Prognosis is related to the underlying disorder and the type and severity of lung disease. In severe cases, lung transplantation can be considered. This is more common in cases of bronchiolitis obliterans, pulmonary fibrosis, or pulmonary hypertension. Most complications are not fatal, but does reduce life expectancy to an estimated 5 to 10 years.

== Epidemiology ==
The prevalence of RA is around 0.3–1.2% (0.92% of Americans). Women are 2–3 times more susceptible than men. The prevalence of rheumatoid lung disease in patients with RA depends on the method used for diagnosis: chest X rays (5%), high resolution CT scans (10–40%).

A study showed 582 patients with RA and 603 subjects without RA were followed for a mean of 16.4 and 19.3 years, respectively.
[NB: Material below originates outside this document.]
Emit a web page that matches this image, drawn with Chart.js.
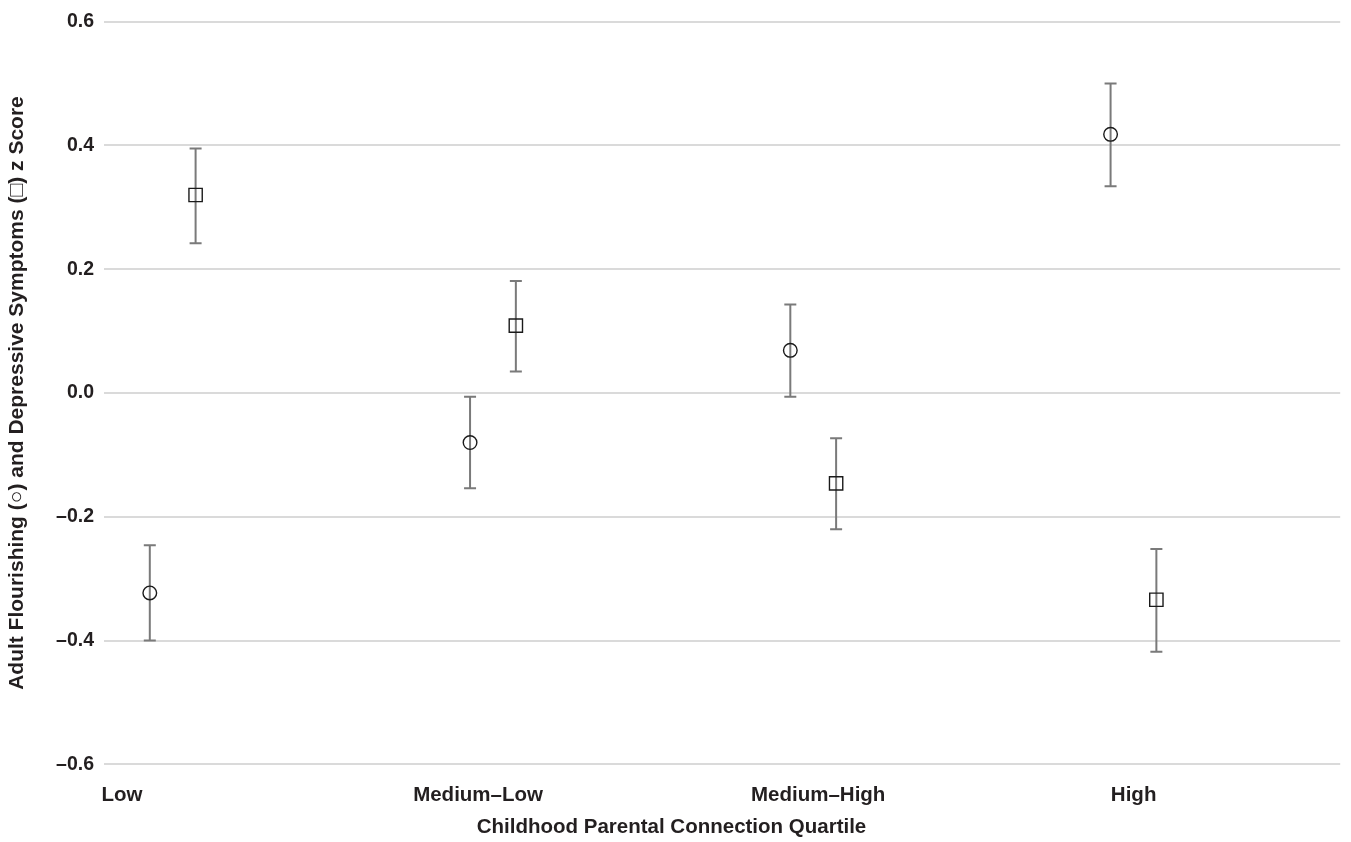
<!DOCTYPE html>
<html lang="en">
<head>
    <meta charset="UTF-8">
    <title>Flourishing and Depressive Symptoms by Parental Connection</title>
    <style>
        body {
            margin: 0;
            padding: 0;
            background: #fff;
        }
        .chart-box {
            width: 1351px;
            height: 842px;
        }
    </style>
</head>
<body>
    <div class="chart-box">
        <canvas id="quartile-chart"></canvas>
    </div>

    <script src="https://cdn.jsdelivr.net/npm/chart.js"></script>
    <script>
        const categories = ['Low', 'Medium\u2013Low', 'Medium\u2013High', 'High'];

        // flourishing (circles)
        const flourishMean = [-0.323, -0.080, 0.069, 0.418];
        const flourishLow = [-0.400, -0.154, -0.006, 0.334];
        const flourishHigh = [-0.246, -0.006, 0.143, 0.500];

        // depressive symptoms (squares)
        const depressMean = [0.320, 0.109, -0.146, -0.334];
        const depressLow = [0.242, 0.035, -0.220, -0.418];
        const depressHigh = [0.395, 0.181, -0.073, -0.252];

        const yTicks = [-0.6, -0.4, -0.2, 0.0, 0.2, 0.4, 0.6];

        // layout: where each series sits inside a quartile and where labels go
        const squareShift = 0.143;
        const labelAt = [-0.087, 1.025, 2.087, 3.072];

        const textColor = '#231f20';
        const fontFamily = '"Liberation Sans", Arial, sans-serif';

        const toPoints = (means, lows, highs, shift) =>
            means.map((m, i) => ({ x: i + shift, y: m, lo: lows[i], hi: highs[i] }));

        // vertical error bars with caps, drawn under the markers
        const errorBars = {
            id: 'errorBars',
            beforeDatasetsDraw(chart) {
                const { ctx, scales: { x, y } } = chart;
                ctx.save();
                ctx.strokeStyle = '#7a7a7a';
                ctx.lineWidth = 2;
                chart.data.datasets.forEach(ds => {
                    ds.data.forEach(p => {
                        const px = x.getPixelForValue(p.x);
                        const top = y.getPixelForValue(p.hi);
                        const bot = y.getPixelForValue(p.lo);
                        ctx.beginPath();
                        ctx.moveTo(px, top);
                        ctx.lineTo(px, bot);
                        ctx.moveTo(px - 6, top);
                        ctx.lineTo(px + 6, top);
                        ctx.moveTo(px - 6, bot);
                        ctx.lineTo(px + 6, bot);
                        ctx.stroke();
                    });
                });
                ctx.restore();
            }
        };

        const ctx = document.getElementById('quartile-chart').getContext('2d');
        new Chart(ctx, {
            type: 'scatter',
            data: {
                datasets: [{
                    label: 'Adult Flourishing',
                    data: toPoints(flourishMean, flourishLow, flourishHigh, 0),
                    pointStyle: 'circle',
                    pointRadius: 6.8,
                    pointHoverRadius: 6.8,
                    borderColor: '#1a1a1a',
                    borderWidth: 1.4,
                    backgroundColor: 'rgba(0,0,0,0)'
                }, {
                    label: 'Depressive Symptoms',
                    data: toPoints(depressMean, depressLow, depressHigh, squareShift),
                    pointStyle: 'rect',
                    pointRadius: 9.4,
                    pointHoverRadius: 9.4,
                    borderColor: '#1a1a1a',
                    borderWidth: 1.4,
                    backgroundColor: 'rgba(0,0,0,0)'
                }]
            },
            options: {
                responsive: true,
                maintainAspectRatio: false,
                animation: false,
                layout: {
                    padding: { top: 16, right: 8, left: 0, bottom: 0 }
                },
                plugins: {
                    legend: { display: false },
                    tooltip: { enabled: false },
                    title: {
                        display: true,
                        position: 'bottom',
                        text: 'Childhood Parental Connection Quartile',
                        color: textColor,
                        font: { family: fontFamily, size: 20.5, weight: 'bold' },
                        padding: { top: 0, bottom: 2 }
                    }
                },
                scales: {
                    x: {
                        type: 'linear',
                        min: -0.143,
                        max: 3.717,
                        grid: { display: false },
                        border: { display: false },
                        afterBuildTicks: scale => {
                            scale.ticks = labelAt.map(v => ({ value: v }));
                        },
                        afterFit: scale => { scale.height = 51; },
                        ticks: {
                            autoSkip: false,
                            maxRotation: 0,
                            padding: 11,
                            color: textColor,
                            font: { family: fontFamily, size: 20.5, weight: 'bold' },
                            callback: (value, index) => categories[index]
                        }
                    },
                    y: {
                        min: -0.6,
                        max: 0.6,
                        afterBuildTicks: scale => {
                            scale.ticks = yTicks.map(v => ({ value: v }));
                        },
                        afterFit: scale => { scale.width = 104; },
                        grid: {
                            color: '#dadada',
                            lineWidth: 2,
                            drawTicks: false
                        },
                        border: { display: false },
                        ticks: {
                            padding: 10,
                            color: textColor,
                            font: { family: fontFamily, size: 19.5, weight: 'bold' },
                            callback: value => value.toFixed(1).replace('-', '\u2013')
                        },
                        title: {
                            display: true,
                            text: 'Adult Flourishing (\u25cb) and Depressive Symptoms (\u25a1) z Score',
                            color: textColor,
                            font: { family: fontFamily, size: 21, weight: 'bold' },
                            padding: { top: 5, bottom: 0 }
                        }
                    }
                }
            },
            plugins: [errorBars]
        });
    </script>
</body>
</html>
The lifetime risk of developing ILD was 7.7% for RA patients and 0.9% for subjects without RA. The risk of developing ILD was higher in patients with older age at RA onset, among male patients and for individuals with parameters that indicate more severe RA.
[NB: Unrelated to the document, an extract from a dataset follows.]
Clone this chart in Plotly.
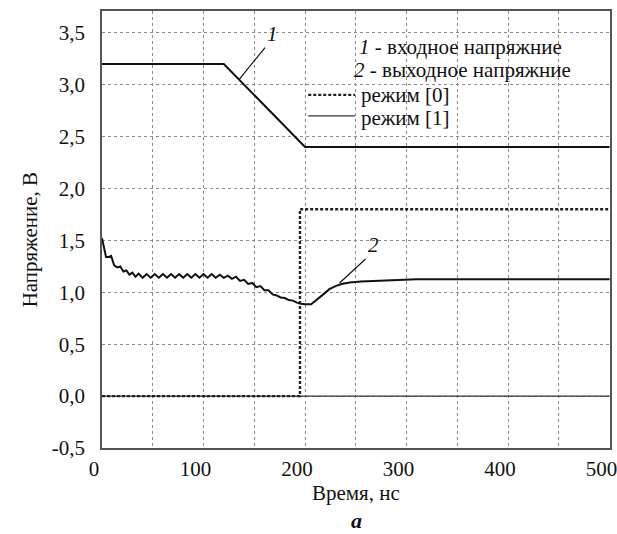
import plotly.graph_objects as go

# ---- data ----
t_in = [0, 120, 200, 500]
v_in = [3.2, 3.2, 2.4, 2.4]

t_out = [0, 2, 4, 7, 9, 12, 15, 18, 21, 24, 27, 30, 33, 36, 40, 44, 48, 52, 56, 60,
         64, 68, 72, 76, 80, 84, 88, 92, 96, 100, 104, 108, 112, 116, 120, 124, 128,
         132, 136, 140, 144, 148, 152, 156, 160, 164, 168, 172, 176, 180, 184, 188,
         192, 196, 200, 206, 212, 218, 224, 230, 236, 244, 255, 267, 285, 310, 500]
v_out = [1.52, 1.42, 1.34, 1.34, 1.35, 1.26, 1.24, 1.25, 1.20, 1.21, 1.17, 1.19, 1.15,
         1.18, 1.14, 1.175, 1.14, 1.175, 1.14, 1.175, 1.14, 1.175, 1.14, 1.175, 1.14,
         1.175, 1.14, 1.175, 1.14, 1.175, 1.14, 1.175, 1.14, 1.17, 1.14, 1.16, 1.13,
         1.15, 1.11, 1.12, 1.08, 1.09, 1.05, 1.06, 1.02, 1.02, 0.98, 0.97, 0.95, 0.945,
         0.925, 0.92, 0.90, 0.89, 0.885, 0.885, 0.93, 0.98, 1.03, 1.06, 1.08, 1.095,
         1.105, 1.11, 1.12, 1.125, 1.125]

t_mode0 = [0, 195, 195, 500]
v_mode0 = [0, 0, 1.8, 1.8]

t_mode1 = [0, 500]
v_mode1 = [0, 0]

x_ticks = [0, 50, 100, 150, 200, 250, 300, 350, 400, 450, 500]
x_ticktext = ["0", "", "100", "", "200", "", "300", "", "400", "", "500"]
y_ticks = [-0.5, 0, 0.5, 1.0, 1.5, 2.0, 2.5, 3.0, 3.5]
y_ticktext = ["-0,5", "0,0", "0,5", "1,0", "1,5", "2,0", "2,5", "3,0", "3,5"]

FONT = "Liberation Serif"
DASH0 = "3px,2px"

fig = go.Figure()
fig.add_trace(go.Scatter(x=t_mode1, y=v_mode1, mode="lines",
                         line=dict(color="#333", width=1.3), hoverinfo="skip"))
fig.add_trace(go.Scatter(x=t_mode0, y=v_mode0, mode="lines",
                         line=dict(color="#222", width=2.4, dash=DASH0), hoverinfo="skip"))
fig.add_trace(go.Scatter(x=t_in, y=v_in, mode="lines",
                         line=dict(color="#111", width=2), hoverinfo="skip"))
fig.add_trace(go.Scatter(x=t_out, y=v_out, mode="lines",
                         line=dict(color="#111", width=2), hoverinfo="skip"))

axis_common = dict(showline=True, linecolor="#555", linewidth=1.5, mirror=True,
                   showgrid=True, gridcolor="#8a8a8a", gridwidth=1, griddash="dot",
                   zeroline=False, ticks="", automargin=False,
                   tickfont=dict(family=FONT, size=21, color="#111"))

fig.update_xaxes(range=[0, 500.4], tickmode="array", tickvals=x_ticks, ticktext=x_ticktext,
                 ticklabelstandoff=1, ticklabelshift=-8, ticklabeloverflow="allow",
                 **axis_common)
fig.update_yaxes(range=[-0.5, 3.71], tickmode="array", tickvals=y_ticks, ticktext=y_ticktext,
                 ticklabelstandoff=11, **axis_common)

ann = []
txt = dict(family=FONT, size=21, color="#111")
ann.append(dict(xref="paper", yref="paper", x=0.705, y=0.918, text="<i>1</i> - входное напряжние",
                showarrow=False, font=txt, xanchor="center", yanchor="middle"))
ann.append(dict(xref="paper", yref="paper", x=0.710, y=0.865, text="<i>2</i> - выходное напряжние",
                showarrow=False, font=txt, xanchor="center", yanchor="middle"))
ann.append(dict(xref="paper", yref="paper", x=0.506, y=0.808, text="режим [0]",
                showarrow=False, font=txt, xanchor="left", yanchor="middle"))
ann.append(dict(xref="paper", yref="paper", x=0.506, y=0.755, text="режим [1]",
                showarrow=False, font=txt, xanchor="left", yanchor="middle"))
# curve labels with leader lines
ann.append(dict(x=135, y=3.05, text="<i>1</i>", showarrow=True, arrowhead=0, arrowwidth=1.2,
                arrowcolor="#111", ax=26, ay=-32, font=txt, xanchor="left", yanchor="bottom"))
ann.append(dict(x=234, y=1.09, text="<i>2</i>", showarrow=True, arrowhead=0, arrowwidth=1.2,
                arrowcolor="#111", ax=26, ay=-24, font=txt, xanchor="left", yanchor="bottom"))
# axis titles
ann.append(dict(xref="paper", yref="paper", x=-0.141, y=0.476, text="Напряжение, В",
                textangle=-90, showarrow=False, font=txt, xanchor="center", yanchor="middle"))
ann.append(dict(xref="paper", yref="paper", x=0.5, y=-0.102, text="Время, нс",
                showarrow=False, font=txt, xanchor="center", yanchor="middle"))
ann.append(dict(xref="paper", yref="paper", x=0.5, y=-0.166, text="<b><i>a</i></b>",
                showarrow=False, font=dict(family=FONT, size=22, color="#111"),
                xanchor="center", yanchor="middle"))

shapes = [
    dict(type="line", xref="paper", yref="paper", x0=0.406, x1=0.498, y0=0.808, y1=0.808,
         line=dict(color="#222", width=2.4, dash=DASH0)),
    dict(type="line", xref="paper", yref="paper", x0=0.406, x1=0.498, y0=0.760, y1=0.760,
         line=dict(color="#333", width=1.3)),
]

fig.update_layout(width=617, height=534, autosize=False,
                  margin=dict(l=102, r=7, t=11, b=86, autoexpand=False),
                  paper_bgcolor="white", plot_bgcolor="white", showlegend=False,
                  annotations=ann, shapes=shapes)

fig.write_html("out.html")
Survival of RA patients diagnosed with ILD was worse compared to RA patients without ILD. ILD contributed approximately 13% to the excess mortality of patients with RA patients when compared to the general population.

==History==
Rheumatoid Lung was first described in 1948.

1948, they published several cases of patients with RA who had severe erosive joint disease who also developed an interstitial lung and suggested there may be an association between the inflammatory joint disease and interstitial lung disease.

1953, Anthony Caplan described rheumatoid nodules within the lung parenchyma, associated with pneumoconiosis in coal miners, who were exposed to coal dust.

1954, rheumatoid lung nodules were found in patients with RA who were not exposed to coal dust and without pneumoconiosis.

1955 there was a short case series of about 10 patients with RA whose autopsies showed that the pleural disease was much higher in rheumatoid patients than in the general population, and much higher than what they had previously seen clinically.

1961, Cudkowicz described the first pulmonary function tests and lung biopsies were done in RA patients.

== Research ==
According to a recent study, the main risk factors for RA-ILD are advancing age, male sex, greater RA disease activity, rheumatoid factor (RF) positivity, and elevated titers of anticitrullinated protein antibodies such as anticyclic citrullinated peptide. Cigarette smoking also appears to increase risk of RA-ILD, especially in patients with human leukocyte antigen DRB1.

A recently published retrospective study by a team from Beijing Chao-Yang Hospital in Beijing, China, supported three of the risk factors listed for RA-ILD and identified an additional risk factor. In that study of 550 RA patients, logistic regression analysis of data collected on the 237 (43%) with ILD revealed that age, smoking, RF positivity, and elevated lactate dehydrogenase closely correlated with ILD.Recent studies have identified risk factors for disease progression and mortality. A retrospective study of 167 patients with RA-ILD determined that the usual interstitial pneumonia (UIP) pattern on high-resolution computed tomography (HRCT) was a risk factor for progression, as were severe disease upon diagnosis and rate of change in pulmonary function test results in the first 6 months after diagnosis.

A study of 59 RA-ILD patients found no median survival difference between those with the UIP pattern and those without it. But the UIP group had more deaths, hospital admissions, need for supplemental oxygen, and decline in lung function.